▶ [CHALLENGE]:
Quote the data exactly, first line to the line containing "anchor=west] (lokT) at", with no pictures.

▶ [MATERIAL]:
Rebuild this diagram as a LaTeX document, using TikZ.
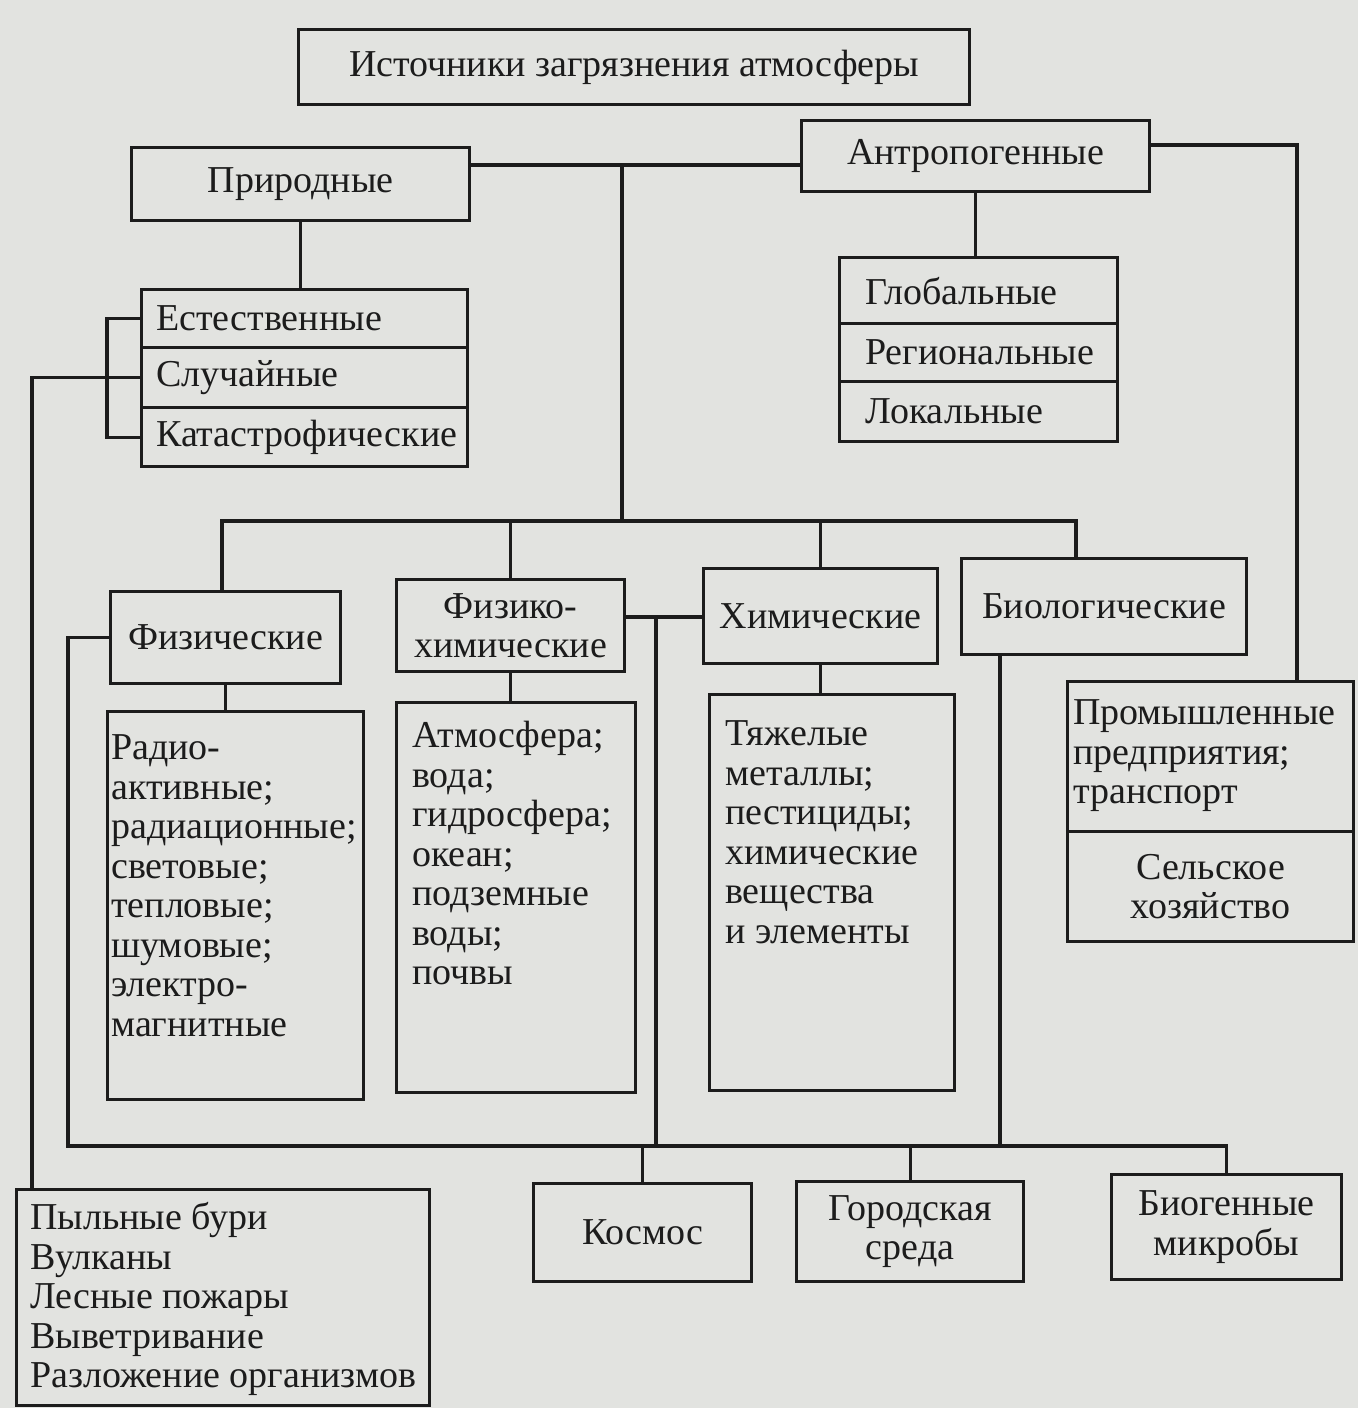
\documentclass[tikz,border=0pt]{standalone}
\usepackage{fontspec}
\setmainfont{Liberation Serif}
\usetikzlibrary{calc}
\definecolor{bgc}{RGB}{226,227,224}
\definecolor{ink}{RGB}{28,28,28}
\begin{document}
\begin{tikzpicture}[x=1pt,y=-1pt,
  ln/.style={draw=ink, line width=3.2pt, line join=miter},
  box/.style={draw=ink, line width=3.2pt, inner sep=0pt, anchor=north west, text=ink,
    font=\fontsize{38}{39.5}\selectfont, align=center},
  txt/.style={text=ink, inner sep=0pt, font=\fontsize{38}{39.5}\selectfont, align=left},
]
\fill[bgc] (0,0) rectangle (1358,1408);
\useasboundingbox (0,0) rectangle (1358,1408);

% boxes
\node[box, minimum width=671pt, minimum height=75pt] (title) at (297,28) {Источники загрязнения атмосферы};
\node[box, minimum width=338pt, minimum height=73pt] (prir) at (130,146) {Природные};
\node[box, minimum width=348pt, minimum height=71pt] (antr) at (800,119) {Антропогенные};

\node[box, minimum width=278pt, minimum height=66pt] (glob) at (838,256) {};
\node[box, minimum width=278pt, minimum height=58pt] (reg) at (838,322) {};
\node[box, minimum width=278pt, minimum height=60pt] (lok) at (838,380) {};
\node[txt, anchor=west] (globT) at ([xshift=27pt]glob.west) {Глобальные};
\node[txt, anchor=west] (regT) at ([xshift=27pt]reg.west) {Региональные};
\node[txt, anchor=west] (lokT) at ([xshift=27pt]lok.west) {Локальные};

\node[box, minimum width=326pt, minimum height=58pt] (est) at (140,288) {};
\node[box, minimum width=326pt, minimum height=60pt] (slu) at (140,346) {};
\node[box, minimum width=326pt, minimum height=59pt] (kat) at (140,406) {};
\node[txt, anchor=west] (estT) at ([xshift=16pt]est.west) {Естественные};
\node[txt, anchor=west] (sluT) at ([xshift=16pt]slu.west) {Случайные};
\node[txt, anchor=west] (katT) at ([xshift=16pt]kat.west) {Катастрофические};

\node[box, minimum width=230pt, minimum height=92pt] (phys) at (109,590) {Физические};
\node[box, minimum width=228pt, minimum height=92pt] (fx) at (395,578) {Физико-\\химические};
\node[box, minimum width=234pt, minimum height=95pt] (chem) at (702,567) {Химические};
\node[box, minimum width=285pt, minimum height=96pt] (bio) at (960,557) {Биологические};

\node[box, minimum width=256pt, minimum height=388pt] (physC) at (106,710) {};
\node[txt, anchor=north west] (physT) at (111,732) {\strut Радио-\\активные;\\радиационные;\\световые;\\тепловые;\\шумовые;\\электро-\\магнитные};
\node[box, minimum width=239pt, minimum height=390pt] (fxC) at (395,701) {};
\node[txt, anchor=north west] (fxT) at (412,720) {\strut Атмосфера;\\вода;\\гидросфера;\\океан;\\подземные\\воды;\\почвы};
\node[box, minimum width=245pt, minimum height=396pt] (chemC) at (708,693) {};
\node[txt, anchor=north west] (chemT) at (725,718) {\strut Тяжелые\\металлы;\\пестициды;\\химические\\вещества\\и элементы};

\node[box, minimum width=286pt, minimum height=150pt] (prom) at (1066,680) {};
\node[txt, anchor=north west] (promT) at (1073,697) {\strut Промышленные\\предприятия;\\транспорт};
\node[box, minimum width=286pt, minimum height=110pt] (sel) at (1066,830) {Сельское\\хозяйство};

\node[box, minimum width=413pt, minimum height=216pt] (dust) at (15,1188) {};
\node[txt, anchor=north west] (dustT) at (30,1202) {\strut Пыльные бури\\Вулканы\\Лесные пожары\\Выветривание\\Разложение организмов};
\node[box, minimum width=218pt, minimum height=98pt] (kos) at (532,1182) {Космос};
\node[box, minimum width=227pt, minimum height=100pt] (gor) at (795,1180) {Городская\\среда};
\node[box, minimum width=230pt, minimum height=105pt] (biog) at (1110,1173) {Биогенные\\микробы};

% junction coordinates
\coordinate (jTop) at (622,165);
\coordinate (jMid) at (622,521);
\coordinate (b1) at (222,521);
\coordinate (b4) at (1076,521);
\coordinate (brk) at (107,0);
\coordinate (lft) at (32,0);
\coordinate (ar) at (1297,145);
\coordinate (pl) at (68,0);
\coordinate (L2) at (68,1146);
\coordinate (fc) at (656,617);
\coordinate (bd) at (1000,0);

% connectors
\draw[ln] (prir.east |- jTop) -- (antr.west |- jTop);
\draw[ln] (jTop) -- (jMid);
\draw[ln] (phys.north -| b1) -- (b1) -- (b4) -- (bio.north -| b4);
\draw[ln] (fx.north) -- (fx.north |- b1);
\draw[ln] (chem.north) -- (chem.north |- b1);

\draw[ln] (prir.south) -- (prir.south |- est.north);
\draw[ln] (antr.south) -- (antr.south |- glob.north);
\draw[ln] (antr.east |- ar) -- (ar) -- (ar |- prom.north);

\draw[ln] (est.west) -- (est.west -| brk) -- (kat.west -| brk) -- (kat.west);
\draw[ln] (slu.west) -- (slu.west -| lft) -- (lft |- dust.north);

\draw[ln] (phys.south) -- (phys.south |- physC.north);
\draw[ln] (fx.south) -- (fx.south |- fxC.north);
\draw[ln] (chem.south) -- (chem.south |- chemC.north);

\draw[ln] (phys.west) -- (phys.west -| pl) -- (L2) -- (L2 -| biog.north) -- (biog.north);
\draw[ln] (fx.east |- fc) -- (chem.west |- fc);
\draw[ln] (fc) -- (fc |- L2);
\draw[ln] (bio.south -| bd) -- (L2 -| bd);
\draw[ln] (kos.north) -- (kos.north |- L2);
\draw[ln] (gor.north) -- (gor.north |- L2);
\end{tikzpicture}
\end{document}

▶ [FINAL RESULT]:
Rebuild this diagram as a LaTeX document, using TikZ.
\documentclass[tikz,border=0pt]{standalone}
\usepackage{fontspec}
\setmainfont{Liberation Serif}
\usetikzlibrary{calc}
\definecolor{bgc}{RGB}{226,227,224}
\definecolor{ink}{RGB}{28,28,28}
\begin{document}
\begin{tikzpicture}[x=1pt,y=-1pt,
  ln/.style={draw=ink, line width=3.2pt, line join=miter},
  box/.style={draw=ink, line width=3.2pt, inner sep=0pt, anchor=north west, text=ink,
    font=\fontsize{38}{39.5}\selectfont, align=center},
  txt/.style={text=ink, inner sep=0pt, font=\fontsize{38}{39.5}\selectfont, align=left},
]
\fill[bgc] (0,0) rectangle (1358,1408);
\useasboundingbox (0,0) rectangle (1358,1408);

% boxes
\node[box, minimum width=671pt, minimum height=75pt] (title) at (297,28) {Источники загрязнения атмосферы};
\node[box, minimum width=338pt, minimum height=73pt] (prir) at (130,146) {Природные};
\node[box, minimum width=348pt, minimum height=71pt] (antr) at (800,119) {Антропогенные};

\node[box, minimum width=278pt, minimum height=66pt] (glob) at (838,256) {};
\node[box, minimum width=278pt, minimum height=58pt] (reg) at (838,322) {};
\node[box, minimum width=278pt, minimum height=60pt] (lok) at (838,380) {};
\node[txt, anchor=west] (globT) at ([xshift=27pt]glob.west) {Глобальные};
\node[txt, anchor=west] (regT) at ([xshift=27pt]reg.west) {Региональные};
\node[txt, anchor=west] (lokT) at ([xshift=27pt]lok.west) {Локальные};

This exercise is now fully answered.